DATA RECORDS »
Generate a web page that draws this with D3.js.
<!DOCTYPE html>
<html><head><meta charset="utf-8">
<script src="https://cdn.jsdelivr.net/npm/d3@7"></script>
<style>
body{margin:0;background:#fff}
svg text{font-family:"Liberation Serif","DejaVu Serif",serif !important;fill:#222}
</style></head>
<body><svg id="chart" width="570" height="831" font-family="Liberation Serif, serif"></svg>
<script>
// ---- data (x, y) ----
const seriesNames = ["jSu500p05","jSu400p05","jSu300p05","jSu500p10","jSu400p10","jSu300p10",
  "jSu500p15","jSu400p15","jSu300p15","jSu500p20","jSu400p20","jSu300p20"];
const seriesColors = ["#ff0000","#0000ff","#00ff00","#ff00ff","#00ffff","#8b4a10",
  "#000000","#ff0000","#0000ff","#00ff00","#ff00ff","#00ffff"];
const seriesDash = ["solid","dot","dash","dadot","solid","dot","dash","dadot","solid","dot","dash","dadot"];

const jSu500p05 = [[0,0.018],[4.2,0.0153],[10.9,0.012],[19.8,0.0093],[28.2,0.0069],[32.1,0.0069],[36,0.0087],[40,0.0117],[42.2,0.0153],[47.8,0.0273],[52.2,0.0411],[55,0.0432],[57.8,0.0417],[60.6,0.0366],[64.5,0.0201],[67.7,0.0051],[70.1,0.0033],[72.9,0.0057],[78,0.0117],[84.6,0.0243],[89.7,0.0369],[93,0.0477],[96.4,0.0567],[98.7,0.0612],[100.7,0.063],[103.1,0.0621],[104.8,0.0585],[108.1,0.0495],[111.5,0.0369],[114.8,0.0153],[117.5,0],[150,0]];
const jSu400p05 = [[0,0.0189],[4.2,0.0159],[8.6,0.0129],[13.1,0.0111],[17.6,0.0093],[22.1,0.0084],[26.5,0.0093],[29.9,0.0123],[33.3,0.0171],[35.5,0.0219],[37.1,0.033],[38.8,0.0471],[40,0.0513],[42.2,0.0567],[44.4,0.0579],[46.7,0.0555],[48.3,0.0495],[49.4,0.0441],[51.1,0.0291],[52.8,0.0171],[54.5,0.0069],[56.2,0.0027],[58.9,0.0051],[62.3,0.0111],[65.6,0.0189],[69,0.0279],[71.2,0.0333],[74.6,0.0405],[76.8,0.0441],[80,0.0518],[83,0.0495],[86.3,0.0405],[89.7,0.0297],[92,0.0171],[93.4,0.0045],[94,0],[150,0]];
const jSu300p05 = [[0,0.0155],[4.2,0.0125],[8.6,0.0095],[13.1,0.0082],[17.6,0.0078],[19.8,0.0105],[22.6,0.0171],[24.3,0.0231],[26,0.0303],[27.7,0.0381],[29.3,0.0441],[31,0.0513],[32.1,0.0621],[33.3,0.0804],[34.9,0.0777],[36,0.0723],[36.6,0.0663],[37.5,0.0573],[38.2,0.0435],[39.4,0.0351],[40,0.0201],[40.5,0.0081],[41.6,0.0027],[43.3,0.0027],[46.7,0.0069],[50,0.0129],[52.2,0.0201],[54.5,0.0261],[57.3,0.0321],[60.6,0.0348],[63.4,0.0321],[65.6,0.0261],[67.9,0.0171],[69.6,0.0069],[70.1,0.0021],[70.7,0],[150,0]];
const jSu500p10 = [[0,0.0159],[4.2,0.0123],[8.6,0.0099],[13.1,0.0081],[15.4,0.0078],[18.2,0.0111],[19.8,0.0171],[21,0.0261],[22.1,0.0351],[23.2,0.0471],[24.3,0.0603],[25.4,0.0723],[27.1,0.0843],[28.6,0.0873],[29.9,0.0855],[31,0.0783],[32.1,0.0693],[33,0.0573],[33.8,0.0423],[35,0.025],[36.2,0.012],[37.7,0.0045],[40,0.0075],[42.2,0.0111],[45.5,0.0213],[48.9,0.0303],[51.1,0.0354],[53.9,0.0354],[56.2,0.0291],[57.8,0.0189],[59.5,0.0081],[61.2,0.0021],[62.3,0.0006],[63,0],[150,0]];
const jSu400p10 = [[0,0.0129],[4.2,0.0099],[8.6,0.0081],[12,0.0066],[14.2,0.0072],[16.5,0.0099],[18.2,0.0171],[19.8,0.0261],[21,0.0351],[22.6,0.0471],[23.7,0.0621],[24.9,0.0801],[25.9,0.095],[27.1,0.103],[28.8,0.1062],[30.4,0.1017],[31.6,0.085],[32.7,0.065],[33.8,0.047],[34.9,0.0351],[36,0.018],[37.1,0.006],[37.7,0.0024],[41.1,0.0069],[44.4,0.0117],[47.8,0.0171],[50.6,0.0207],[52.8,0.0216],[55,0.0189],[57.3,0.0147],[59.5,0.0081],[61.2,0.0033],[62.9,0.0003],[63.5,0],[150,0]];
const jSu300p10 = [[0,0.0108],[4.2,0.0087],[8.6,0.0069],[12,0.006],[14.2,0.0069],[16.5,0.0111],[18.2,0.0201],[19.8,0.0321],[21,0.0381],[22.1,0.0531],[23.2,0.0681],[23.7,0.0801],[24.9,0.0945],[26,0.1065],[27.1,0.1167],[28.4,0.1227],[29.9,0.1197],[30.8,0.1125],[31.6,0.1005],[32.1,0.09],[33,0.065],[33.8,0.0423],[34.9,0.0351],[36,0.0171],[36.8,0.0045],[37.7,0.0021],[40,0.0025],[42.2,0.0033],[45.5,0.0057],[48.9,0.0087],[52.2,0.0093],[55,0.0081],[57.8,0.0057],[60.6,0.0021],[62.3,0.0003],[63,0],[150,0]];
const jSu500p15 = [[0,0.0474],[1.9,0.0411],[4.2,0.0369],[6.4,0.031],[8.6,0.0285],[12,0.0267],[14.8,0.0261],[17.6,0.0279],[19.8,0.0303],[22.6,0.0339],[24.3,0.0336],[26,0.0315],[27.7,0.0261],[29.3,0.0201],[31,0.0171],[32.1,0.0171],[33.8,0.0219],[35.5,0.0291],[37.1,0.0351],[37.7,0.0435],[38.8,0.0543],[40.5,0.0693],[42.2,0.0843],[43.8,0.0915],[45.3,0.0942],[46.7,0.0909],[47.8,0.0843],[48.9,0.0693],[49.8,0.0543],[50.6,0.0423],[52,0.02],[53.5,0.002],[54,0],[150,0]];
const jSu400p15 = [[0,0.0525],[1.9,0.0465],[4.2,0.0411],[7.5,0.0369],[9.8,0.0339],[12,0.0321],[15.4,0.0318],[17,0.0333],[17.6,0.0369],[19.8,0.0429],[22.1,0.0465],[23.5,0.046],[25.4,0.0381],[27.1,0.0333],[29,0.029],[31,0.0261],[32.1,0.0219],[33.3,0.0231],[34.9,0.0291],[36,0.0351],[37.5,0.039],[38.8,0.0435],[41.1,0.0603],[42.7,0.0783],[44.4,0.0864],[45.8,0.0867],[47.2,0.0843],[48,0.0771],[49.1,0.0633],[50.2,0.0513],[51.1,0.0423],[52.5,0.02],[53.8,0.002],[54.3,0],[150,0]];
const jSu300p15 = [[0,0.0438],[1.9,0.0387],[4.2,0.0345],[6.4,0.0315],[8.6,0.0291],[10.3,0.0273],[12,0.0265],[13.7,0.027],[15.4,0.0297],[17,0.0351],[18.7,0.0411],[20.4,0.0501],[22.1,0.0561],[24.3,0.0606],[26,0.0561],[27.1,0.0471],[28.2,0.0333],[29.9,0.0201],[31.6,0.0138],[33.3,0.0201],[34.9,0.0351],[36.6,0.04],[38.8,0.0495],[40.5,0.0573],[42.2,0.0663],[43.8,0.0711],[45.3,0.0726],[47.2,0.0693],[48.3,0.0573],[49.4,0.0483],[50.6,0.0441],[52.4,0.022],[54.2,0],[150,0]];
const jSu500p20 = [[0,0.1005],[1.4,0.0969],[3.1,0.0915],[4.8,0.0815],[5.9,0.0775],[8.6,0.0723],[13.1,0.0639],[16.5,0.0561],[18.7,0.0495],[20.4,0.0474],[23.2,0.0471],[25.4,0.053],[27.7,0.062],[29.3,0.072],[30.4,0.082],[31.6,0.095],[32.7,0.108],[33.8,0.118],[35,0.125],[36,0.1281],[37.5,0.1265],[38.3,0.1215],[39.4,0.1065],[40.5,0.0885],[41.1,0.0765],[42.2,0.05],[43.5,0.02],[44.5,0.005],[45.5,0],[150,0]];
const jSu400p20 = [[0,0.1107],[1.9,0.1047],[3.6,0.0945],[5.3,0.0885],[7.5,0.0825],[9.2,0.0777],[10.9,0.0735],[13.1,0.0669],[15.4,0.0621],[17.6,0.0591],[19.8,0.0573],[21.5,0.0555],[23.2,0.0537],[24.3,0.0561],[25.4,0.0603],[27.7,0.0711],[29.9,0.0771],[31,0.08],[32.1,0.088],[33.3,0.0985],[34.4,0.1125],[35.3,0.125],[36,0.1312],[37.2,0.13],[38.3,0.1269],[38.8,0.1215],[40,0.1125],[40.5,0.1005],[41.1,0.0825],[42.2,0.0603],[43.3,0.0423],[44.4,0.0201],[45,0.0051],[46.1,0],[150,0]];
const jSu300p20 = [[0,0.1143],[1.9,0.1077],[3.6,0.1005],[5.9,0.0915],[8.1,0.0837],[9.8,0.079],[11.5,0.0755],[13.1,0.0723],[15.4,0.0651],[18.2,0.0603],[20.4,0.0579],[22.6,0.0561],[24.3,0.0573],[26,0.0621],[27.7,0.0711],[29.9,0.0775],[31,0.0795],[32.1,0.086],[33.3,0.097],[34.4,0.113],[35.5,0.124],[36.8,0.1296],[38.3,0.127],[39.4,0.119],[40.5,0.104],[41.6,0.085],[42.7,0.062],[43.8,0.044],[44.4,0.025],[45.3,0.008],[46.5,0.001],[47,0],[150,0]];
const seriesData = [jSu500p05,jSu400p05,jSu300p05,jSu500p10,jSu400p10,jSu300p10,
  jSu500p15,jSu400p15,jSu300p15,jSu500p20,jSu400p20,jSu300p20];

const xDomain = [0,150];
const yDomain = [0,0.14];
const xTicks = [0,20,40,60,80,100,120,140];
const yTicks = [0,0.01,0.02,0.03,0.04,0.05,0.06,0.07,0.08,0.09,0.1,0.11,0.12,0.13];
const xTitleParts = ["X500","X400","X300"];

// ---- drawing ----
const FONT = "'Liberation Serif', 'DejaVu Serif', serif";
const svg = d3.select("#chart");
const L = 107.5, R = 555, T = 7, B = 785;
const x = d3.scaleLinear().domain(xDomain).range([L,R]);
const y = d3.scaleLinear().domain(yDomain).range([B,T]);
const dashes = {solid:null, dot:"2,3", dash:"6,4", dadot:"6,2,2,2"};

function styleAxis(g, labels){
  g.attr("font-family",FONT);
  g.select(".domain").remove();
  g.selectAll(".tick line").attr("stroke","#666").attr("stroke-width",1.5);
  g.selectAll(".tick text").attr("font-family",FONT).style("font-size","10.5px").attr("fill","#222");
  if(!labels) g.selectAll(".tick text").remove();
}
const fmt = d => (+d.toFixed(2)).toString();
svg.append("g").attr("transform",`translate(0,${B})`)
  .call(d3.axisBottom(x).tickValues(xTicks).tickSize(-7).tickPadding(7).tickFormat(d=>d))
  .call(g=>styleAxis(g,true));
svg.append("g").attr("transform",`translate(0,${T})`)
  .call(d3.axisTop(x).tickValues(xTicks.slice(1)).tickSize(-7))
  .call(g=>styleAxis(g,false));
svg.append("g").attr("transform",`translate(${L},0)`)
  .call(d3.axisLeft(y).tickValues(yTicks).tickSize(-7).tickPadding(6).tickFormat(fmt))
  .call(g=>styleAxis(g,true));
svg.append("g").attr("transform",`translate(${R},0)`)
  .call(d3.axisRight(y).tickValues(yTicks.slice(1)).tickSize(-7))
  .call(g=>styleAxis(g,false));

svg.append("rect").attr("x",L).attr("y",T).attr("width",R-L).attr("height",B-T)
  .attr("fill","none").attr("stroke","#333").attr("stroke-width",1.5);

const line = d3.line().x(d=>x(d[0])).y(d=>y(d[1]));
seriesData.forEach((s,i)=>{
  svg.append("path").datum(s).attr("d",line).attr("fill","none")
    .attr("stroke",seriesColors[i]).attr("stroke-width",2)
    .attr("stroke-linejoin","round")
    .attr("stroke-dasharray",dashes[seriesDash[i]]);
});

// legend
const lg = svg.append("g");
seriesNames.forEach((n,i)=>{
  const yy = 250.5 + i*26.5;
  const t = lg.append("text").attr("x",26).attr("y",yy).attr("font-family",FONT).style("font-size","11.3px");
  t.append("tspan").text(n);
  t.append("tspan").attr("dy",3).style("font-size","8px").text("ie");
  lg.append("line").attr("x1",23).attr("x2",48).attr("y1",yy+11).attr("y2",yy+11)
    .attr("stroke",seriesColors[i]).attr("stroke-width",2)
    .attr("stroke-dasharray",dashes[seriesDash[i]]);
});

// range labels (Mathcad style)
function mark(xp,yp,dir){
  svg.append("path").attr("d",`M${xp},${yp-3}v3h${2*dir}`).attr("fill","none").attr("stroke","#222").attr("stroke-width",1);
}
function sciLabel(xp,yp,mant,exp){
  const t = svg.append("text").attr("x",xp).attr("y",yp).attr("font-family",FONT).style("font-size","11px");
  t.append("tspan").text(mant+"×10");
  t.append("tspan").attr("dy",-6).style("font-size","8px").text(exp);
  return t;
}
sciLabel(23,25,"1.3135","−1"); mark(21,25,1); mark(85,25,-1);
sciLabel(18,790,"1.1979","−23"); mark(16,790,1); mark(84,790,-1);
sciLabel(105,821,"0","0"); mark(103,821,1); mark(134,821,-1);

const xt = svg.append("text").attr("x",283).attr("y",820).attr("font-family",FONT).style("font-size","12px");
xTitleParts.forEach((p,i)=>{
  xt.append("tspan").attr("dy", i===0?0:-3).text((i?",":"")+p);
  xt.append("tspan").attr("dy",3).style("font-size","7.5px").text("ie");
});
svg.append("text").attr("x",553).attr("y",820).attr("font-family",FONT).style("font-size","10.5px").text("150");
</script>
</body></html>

==

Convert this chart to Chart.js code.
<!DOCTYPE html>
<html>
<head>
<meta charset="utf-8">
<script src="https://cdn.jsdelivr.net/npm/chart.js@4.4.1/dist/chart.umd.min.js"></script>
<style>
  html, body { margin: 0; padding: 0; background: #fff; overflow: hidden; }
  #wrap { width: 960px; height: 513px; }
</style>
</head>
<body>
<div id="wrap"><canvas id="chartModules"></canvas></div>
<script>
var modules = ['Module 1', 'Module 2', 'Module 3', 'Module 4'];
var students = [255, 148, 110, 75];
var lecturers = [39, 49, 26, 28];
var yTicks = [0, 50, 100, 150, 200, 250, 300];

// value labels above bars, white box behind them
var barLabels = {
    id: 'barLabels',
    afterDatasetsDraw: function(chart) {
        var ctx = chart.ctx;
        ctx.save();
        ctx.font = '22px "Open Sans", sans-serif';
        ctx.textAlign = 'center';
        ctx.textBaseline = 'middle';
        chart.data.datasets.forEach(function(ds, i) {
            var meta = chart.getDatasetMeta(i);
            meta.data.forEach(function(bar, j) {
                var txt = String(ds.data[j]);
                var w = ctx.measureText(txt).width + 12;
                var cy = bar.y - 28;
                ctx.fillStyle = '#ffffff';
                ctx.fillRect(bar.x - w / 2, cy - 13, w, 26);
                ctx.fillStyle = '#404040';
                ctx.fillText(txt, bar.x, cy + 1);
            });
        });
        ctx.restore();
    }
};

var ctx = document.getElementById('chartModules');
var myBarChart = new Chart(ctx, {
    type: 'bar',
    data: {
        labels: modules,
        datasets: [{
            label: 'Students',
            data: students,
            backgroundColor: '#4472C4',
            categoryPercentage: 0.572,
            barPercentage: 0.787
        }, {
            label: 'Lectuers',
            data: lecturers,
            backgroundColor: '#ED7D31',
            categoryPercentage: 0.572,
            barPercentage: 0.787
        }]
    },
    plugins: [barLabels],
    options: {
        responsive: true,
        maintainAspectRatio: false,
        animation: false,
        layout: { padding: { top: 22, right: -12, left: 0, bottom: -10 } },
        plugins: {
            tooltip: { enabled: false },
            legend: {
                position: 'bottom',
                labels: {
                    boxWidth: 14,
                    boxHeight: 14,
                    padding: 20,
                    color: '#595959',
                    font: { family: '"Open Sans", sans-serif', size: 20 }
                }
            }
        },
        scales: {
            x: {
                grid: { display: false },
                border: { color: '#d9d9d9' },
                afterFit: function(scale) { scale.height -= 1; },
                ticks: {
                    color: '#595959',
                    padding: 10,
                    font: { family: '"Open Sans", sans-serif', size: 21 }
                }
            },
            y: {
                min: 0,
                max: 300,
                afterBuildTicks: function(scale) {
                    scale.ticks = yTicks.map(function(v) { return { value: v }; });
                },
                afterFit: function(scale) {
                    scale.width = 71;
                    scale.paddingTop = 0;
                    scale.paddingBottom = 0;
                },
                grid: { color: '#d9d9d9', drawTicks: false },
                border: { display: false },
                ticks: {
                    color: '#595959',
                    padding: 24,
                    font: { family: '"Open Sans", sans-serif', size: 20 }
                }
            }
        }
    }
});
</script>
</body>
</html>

PROBLEM TO WORK ON » Report every line in the data above in which the word "this" appears.

ANSWER TO THE PROBLEM »
Generate a web page that draws this with D3.js.
Convert this chart to Chart.js code.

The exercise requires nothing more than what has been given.